O apartheid digital da educação pública em Maceió

Ana Sobral é estagiária de direito do Cedeca Zumbi dos Palmares.
Arthur Lira é advogado do Cedeca Zumbi dos Palmares.

“Professora, bom dia, gostaria de saber como faço para que os meus filhos acompanhem as aulas? Tenho cinco filhos que estão matriculados e um celular que é do meu marido, que só está em casa na parte da noite.”
O diálogo em epígrafe, entre uma mãe e uma professora, no inicio das aulas virtuais da rede pública municipal de educação em Maceió, apenas revela “a ponta do iceberg” do aparheid digital de milhares de crianças e adolescentes maceioenses.

A pandemia do coronavírus aprofundou as desigualdades na sociedade brasileira, ampliando o quadro de graves violações de direitos humanos: o país retornou ao mapa da fome, os ricos estão cada vez mais ricos, os pobres cada vez mais pobres; a violência doméstica tornou-se uma epidemia dentro da pandemia, a cada seis horas, uma mulher morre no Brasil vítima de feminicídio; os crimes de ódio contra a população LGBTQIA+ crescem exponencialmente, os assassinatos de pessoas trans cresceram 70%.

Concomitantemente ao aumento dessas e outras violações de direitos humanos registradas, mormente, contra os grupos vulneráveis (povos indígenas, negros, quilombolas, idosos, pessoas com deficiências, adeptos das religiões de matriz africana etc), ocorre uma silenciosa, invisível, e, portando, gravíssima violação de direitos humanos contra as crianças e os adolescentes.

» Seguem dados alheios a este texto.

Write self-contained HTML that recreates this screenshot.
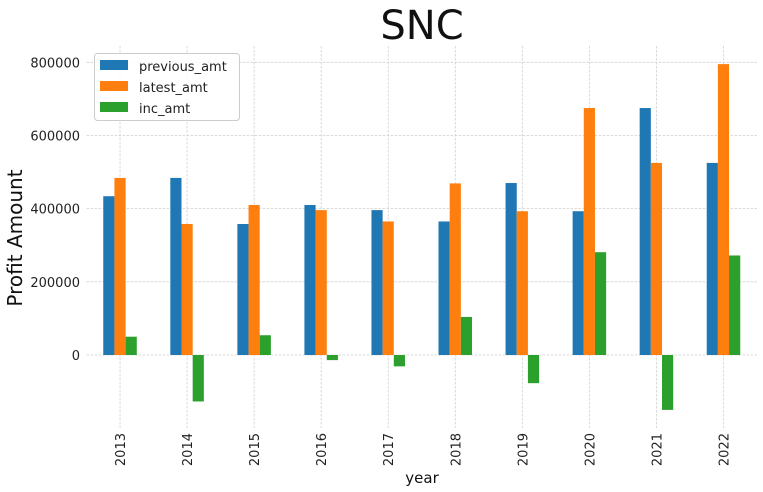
<!DOCTYPE html>
<html><head><meta charset="utf-8"><style>body{margin:0;background:#fff}svg{display:block;font-family:"DejaVu Sans","Liberation Sans",sans-serif}</style></head>
<body>
<svg id="c" width="763" height="492"></svg>
<script>
const years=["2013","2014","2015","2016","2017","2018","2019","2020","2021","2022"];
const previousAmt=[434000,484000,358000,410000,396000,365000,470000,393000,675000,525000];
const latestAmt=[484000,358000,410000,396000,365000,469000,393000,675000,525000,795000];
const incAmt=[50000,-127000,54000,-14000,-31000,104000,-77000,281000,-150000,272000];
const yTicks=[0,200000,400000,600000,800000];
const seriesNames=["previous_amt","latest_amt","inc_amt"];
const colors=["#1f77b4","#ff7f0e","#2ca02c"];
const NS="http://www.w3.org/2000/svg";
const svg=document.getElementById('c');
const L=86.5,R=757,T=46,B=428;
const y0=355,pxPer=292.7/800000;
const Y=v=>y0-v*pxPer;
const step=(R-L)/years.length;
const X=i=>L+step*(i+0.5);
function mk(t,a,p){const e=document.createElementNS(NS,t);for(const k in a)e.setAttribute(k,a[k]);(p||svg).appendChild(e);return e;}
const grid=mk('g',{});


yTicks.forEach(v=>{
 mk('line',{x1:L,x2:R,y1:Y(v),y2:Y(v),stroke:'#cfcfcf','stroke-width':0.8,'stroke-dasharray':'2.5,1.5'},grid);
 const t=mk('text',{x:80,y:Y(v)+5,'text-anchor':'end','font-size':13,fill:'#222'});
 t.textContent=v;
 
 
});
years.forEach((yr,i)=>{
 mk('line',{x1:X(i),x2:X(i),y1:T,y2:B,stroke:'#cfcfcf','stroke-width':0.8,'stroke-dasharray':'2.5,1.5'},grid);
 const t=mk('text',{x:0,y:0,'text-anchor':'end','font-size':13,fill:'#222',transform:`translate(${X(i)+5},${433}) rotate(-90)`});
 t.textContent=yr;
 
 
});
const data=[previousAmt,latestAmt,incAmt];
const bw=step*0.5/3;
data.forEach((s,si)=>{
 s.forEach((v,i)=>{
  const x=X(i)-step*0.25+si*bw;
  const r=mk('rect',{x:x,y:Math.min(Y(v),Y(0)),width:bw,height:Math.abs(Y(v)-Y(0)),fill:colors[si]});
  
  
 });
});
const title=mk('text',{x:422,y:39,'text-anchor':'middle','font-size':40,fill:'#111'});
title.textContent='SNC';


const yl=mk('text',{x:0,y:0,'text-anchor':'middle','font-size':20,fill:'#111',transform:'translate(22,238) rotate(-90)'});
yl.textContent='Profit Amount';


const xl=mk('text',{x:422,y:483,'text-anchor':'middle','font-size':15,fill:'#111'});
xl.textContent='year';


const lg=mk('g',{});


mk('rect',{x:94.5,y:53.5,width:145,height:67,rx:3,fill:'#fff','fill-opacity':0.85,stroke:'#ccc'},lg);
seriesNames.forEach((n,i)=>{
 const sw=mk('rect',{x:100,y:60+i*21,width:28,height:10,fill:colors[i]},lg);
 
 
 const t=mk('text',{x:139,y:71+i*21,'font-size':13,fill:'#222'},lg);
 t.textContent=n;
 
 
});
</script>
</body></html>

Referimo-nos à negação ao direito humano à educação, pela impossibilidade real do acesso as aulas virtuais, por milhares de alunos da rede pública municipal de ensino.

O apartheid na educação pública em Maceió, que já era histórico, segundo levantamento realizado em 2017, pela 28ª Vara Cível da Infância e Juventude da Comarca de Maceió: 135 mil alunos ficaram fora da sala de aula, porque não conseguiram se matricular na rede de ensino, sendo que destes 46.236 tinham entre 6 e 10 anos, e, agora, com a necessidade do acesso a internet e equipamentos eletrônicos para assistirem as aulas, essa exclusão educacional será enormemente ampliada.

A decisão da Prefeitura de Maceió de iniciar as aulas virtuais, sem apresentar um plano concreto de inclusão digital dos alunos e professores, assegurando às condições mínimas de capacitação, acesso a internet e aos equipamentos, faz letra morta ao direito à educação das crianças e dos adolescentes albergado na CF/1988 e em diversos instrumentos internacionais de proteção aos direitos humanos, a exemplo do da Declaração Universal dos Direitos Humanos e da Convenção Internacional Sobre os Direitos da Criança, condenando as gerações futuras de Maceió a uma espécie de pena perpétua de viverem sob as condições de miséria e pobreza.

Por tudo isso, o Centro de Defesa dos Direitos Humanos Zumbi dos Palmares, irresignado com essa perversa forma de apartheid digital, que sonega as crianças e os adolescentes o direito humano à educação e ao futuro, irá protocolizar, na próxima segunda-feira, uma representação no Ministério Público Estadual, requerendo providências urgentes para fazer cessar a continuidade da violação ao direito humano à educação na cidade de Maceió.

Uma resposta

  1. Sou professor de História da secreetário secretaria estadual da educação. Muito interessante a matéria . Vejo e sinto isso semanalmente no meu trabalho.